The 45-year-old writer, who had been on the run last month after protests by Islamic groups in Kolkata, is currently living in an undisclosed location near the Capital.

“I want to live in Kolkata,” Taslima had recently said, but it seems the Government is not paying any heed to the author’s requests.

"It is upto the Central Government to decide where Taslima Nasreen will stay, the state government has nothing to do with it," said Sitaram Yechury, CPI(M) politburo member.

When asked that if the state government had conveyed to the Centre that Taslima can't return, he said he was not aware of any such communication in between the Centre and the state.

But the West Bengal government has reportedly made it clear that it will not play host to Taslima. Kolkata, where the writer has lived for three years, is now out of bounds for her.

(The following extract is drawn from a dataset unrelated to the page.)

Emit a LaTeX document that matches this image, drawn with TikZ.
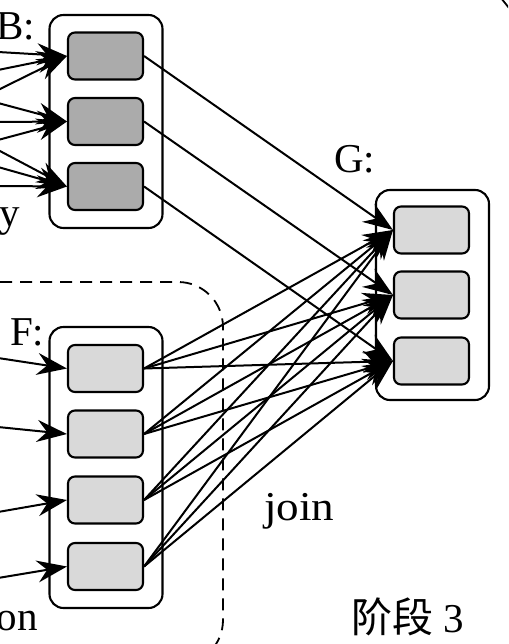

Taslima’s visa expires in March 2008 and the Government has given no clear indication on whether it will be extended or not.

Taslima had to flee to Jaipur and then Delhi after Kolkata erupted in protests in November against some passages in her book Dwikhandito with minority groups demanding that she leave India immediately.

Reacting to the Centre's decision, the Secretary of All India Minority Forum, Kolkata, Idris Ali said Taslima has no right to stay in India. “She should leave India as soon as possible,” he said.

Even though she has withdrawn the offending paragraphs from the book, she is still friendless with support from fellow writers not forthcoming either. With only the BJP to support her and in the wake of the new Government order, Taslima is more isolated than ever before.